Water pollution is a potential consequence of mining, and in Ghana—where safe water is already scarce—such pollution can make the quest for safe water even more difficult. This additional hardship falls on women and girls most of all. Some have to take hours away from school or work to travel to far off places, such as muddy dugouts, in search of usable water for drinking, washing and irrigation.
Legal mining is, however, a legitimate source of economic opportunity in Ghana. Mineral exports constitute a full 30 percent of the country’s total exports. What’s more, Ghanaians have rights they can use to minimize the effects that mining has on both water and soil. But many are unaware of these rights or how to exercise them. This is especially true for women.
Many women are unaware, for example, of their right to negotiate payment from mining companies for accessing and using their land, and many believe that, rather than speaking for themselves, they must have their chief represent them in mining company negotiations.
Local champions are now addressing this lack of awareness. Through a Feed the Future training program called Champions for Change, community members learn how to run workshops that inform participants (both women and men) of the consequences of mining and how to take action against its detrimental effects. One of these local champions, farmer Gladys Adusah, has held workshops in three regions. In the Brong Ahafo region, known as the “food basket” of Ghana, she has worked with a local association to teach women how to negotiate good compensation from mining companies and how to advocate for major changes in the existing mining policy.
In these workshops, she explains what compensation from the mining companies can do. For one, it can offset mining-related income losses for individuals. It can also provide communities with resources to build infrastructure for potable water. The workshops also teach women how to make soap, washing detergent and dyes, which they can sell during the agricultural off-season—all part of an effort to empower them to become more self-sufficient and confident.
Since taking Adusah’s workshops, women have sought major changes in the existing mining policy. These include involving communities in forging agreements with mining companies and achieving gender balance in the signing process.

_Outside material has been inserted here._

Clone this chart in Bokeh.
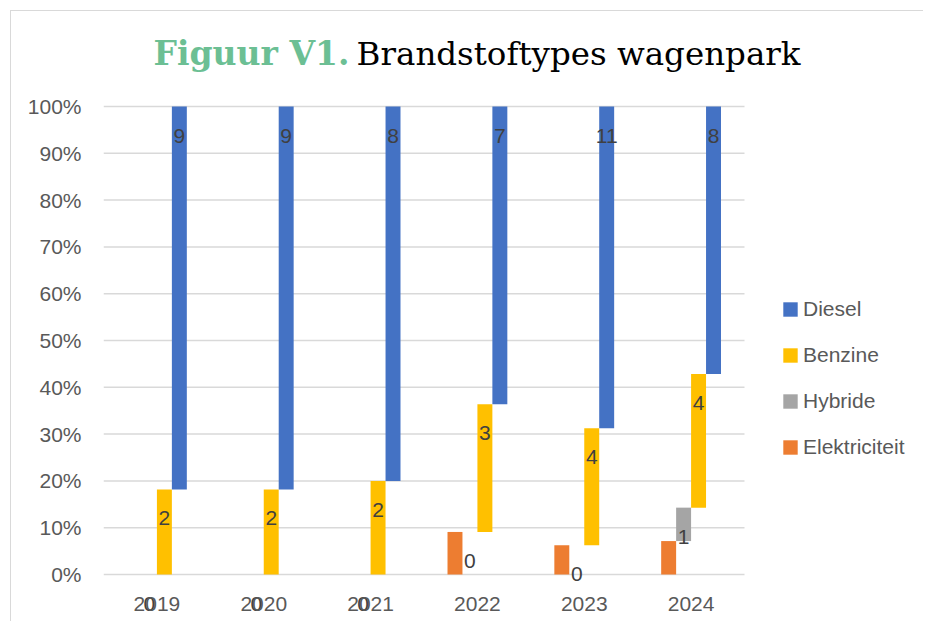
from bokeh.plotting import figure
from bokeh.models import (ColumnDataSource, Range1d, NumeralTickFormatter,
                          FixedTicker, Legend, LegendItem)
from bokeh.layouts import column
from bokeh.core.properties import value
from bokeh.embed import file_html
from bokeh.resources import INLINE

# ---- data ----
years = ["2019", "2020", "2021", "2022", "2023", "2024"]
elektriciteit = [0, 0, 0, 1, 1, 1]
hybride = [0, 0, 0, 0, 0, 1]
benzine = [2, 2, 2, 3, 4, 4]
diesel = [9, 9, 8, 7, 11, 8]
series_names = ["Diesel", "Benzine", "Hybride", "Elektriciteit"]
y_ticks = [0, 0.1, 0.2, 0.3, 0.4, 0.5, 0.6, 0.7, 0.8, 0.9, 1.0]
title_prefix = "Figuur V1."
title_text = "Brandstoftypes wagenpark"

colors = {"Diesel": "#4472C4", "Benzine": "#FFC000", "Hybride": "#A5A5A5", "Elektriciteit": "#ED7D31"}
offsets = {"Elektriciteit": -0.21, "Hybride": -0.07, "Benzine": 0.07, "Diesel": 0.21}

# 100% stacked shares
n = len(years)
centers = [i + 0.5 for i in range(n)]
totals = [e + h + b + d for e, h, b, d in zip(elektriciteit, hybride, benzine, diesel)]
e_top = [e / t for e, t in zip(elektriciteit, totals)]
h_top = [(e + h) / t for e, h, t in zip(elektriciteit, hybride, totals)]
b_top = [(e + h + b) / t for e, h, b, t in zip(elektriciteit, hybride, benzine, totals)]
d_top = [1.0 for _ in totals]

src = ColumnDataSource(dict(
    xc=centers,
    xe=[c + offsets["Elektriciteit"] for c in centers],
    xh=[c + offsets["Hybride"] for c in centers],
    xb=[c + offsets["Benzine"] for c in centers],
    xd=[c + offsets["Diesel"] for c in centers],
    e_bot=[0.0] * n, e_top=e_top,
    h_bot=e_top, h_top=h_top,
    b_bot=h_top, b_top=b_top,
    d_bot=b_top, d_top=d_top,
    h_lab=[str(v) for v in hybride],
    b_lab=[str(v) for v in benzine],
    d_lab=[str(v) for v in diesel],
))

# layout geometry (pixels)
FRAME_W = 820          # frame spans the chart area plus the legend column
CAT_PX = 641 / n       # plot area width per category
TOP_PX = 95            # room above 100% for the title
BOT_PX = 47            # room below 0% for the year labels
UNIT_PX = 468          # pixels for 0..100%

p = figure(width=912, height=610, output_backend="svg", toolbar_location=None,
           x_range=Range1d(0, FRAME_W / CAT_PX),
           y_range=Range1d(-BOT_PX / UNIT_PX, 1 + TOP_PX / UNIT_PX),
           min_border_left=92, min_border_right=0, min_border_top=0, min_border_bottom=0)
p.outline_line_color = None
p.background_fill_color = "white"
p.border_fill_color = "white"

# gridlines drawn over the category area only
p.xgrid.grid_line_color = None
p.ygrid.grid_line_color = None
p.segment(x0=[0] * len(y_ticks), x1=[n] * len(y_ticks), y0=y_ticks, y1=y_ticks,
          line_color="#d9d9d9", line_width=1.5)

# axes
p.yaxis.ticker = FixedTicker(ticks=y_ticks)
p.yaxis.formatter = NumeralTickFormatter(format="0%")
p.xaxis.ticker = FixedTicker(ticks=centers)
p.xaxis.major_label_overrides = {c: y for c, y in zip(centers, years)}
p.xaxis.fixed_location = 0
for ax in (p.xaxis, p.yaxis):
    ax.axis_line_color = None
    ax.major_tick_line_color = None
    ax.minor_tick_line_color = None
    ax.major_tick_out = 0
    ax.major_tick_in = 0
    ax.major_label_text_font = "Liberation Sans"
    ax.major_label_text_font_size = "21px"
    ax.major_label_text_color = "#595959"
p.yaxis.major_label_standoff = 22
p.xaxis.major_label_standoff = 22

W = 0.14
renderers = {}
for name, xcol, bot, top in [("Elektriciteit", "xe", "e_bot", "e_top"), ("Hybride", "xh", "h_bot", "h_top"),
                             ("Benzine", "xb", "b_bot", "b_top"), ("Diesel", "xd", "d_bot", "d_top")]:
    renderers[name] = p.vbar(x=xcol, bottom=bot, top=top, width=W,
                             fill_color=colors[name], line_color=None, source=src)

# data labels (inside end)
for xcol, top_col, lab_col in [("xh", "h_top", "h_lab"), ("xb", "b_top", "b_lab"), ("xd", "d_top", "d_lab")]:
    p.text(x=xcol, y=top_col, text=lab_col, source=src,
           text_align="center", text_baseline="middle", y_offset=29,
           text_font=value("Liberation Sans"), text_font_size="21px", text_color="#404040")

# legend
legend = Legend(items=[LegendItem(label=s, renderers=[renderers[s]]) for s in series_names],
                location=(678, 114 + BOT_PX), orientation="vertical",
                glyph_width=18, glyph_height=18, label_standoff=4, label_height=26,
                spacing=20, padding=0, margin=0,
                border_line_color=None, background_fill_alpha=0,
                label_text_font="Liberation Sans", label_text_font_size="21px",
                label_text_color="#595959")
p.add_layout(legend, "center")

# title (two colours)
p.text(x=[50 / CAT_PX], y=[1 + 53 / UNIT_PX], text=[title_prefix], text_align="left",
       text_baseline="alphabetic", text_font=value("DejaVu Serif"), text_font_style="bold",
       text_font_size="33px", text_color="#6cbf94")
p.text(x=[697 / CAT_PX], y=[1 + 53 / UNIT_PX], text=[title_text], text_align="right",
       text_baseline="alphabetic", text_font=value("DejaVu Serif"),
       text_font_size="32.5px", text_color="#000000")

root = column(p, styles={"border-left": "1px solid #d9d9d9", "border-top": "1px solid #d9d9d9",
                         "margin-left": "10px", "margin-top": "10px"})

open("out.html", "w").write(file_html(root, INLINE))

Workshops aren’t the only way Adusah has applied her Feed the Future-acquired skills and knowledge. She has also presented papers at international events on such issues as empowering women to advocate at local, regional and even international levels. In her view, there are both geographic and mental barriers to overcome. “We should not be limited to wherever we are,” she said, “but continue to explore as leaders and work beyond the borders, visualize, focus and think ahead of time in our respective activities—and also promote food security.”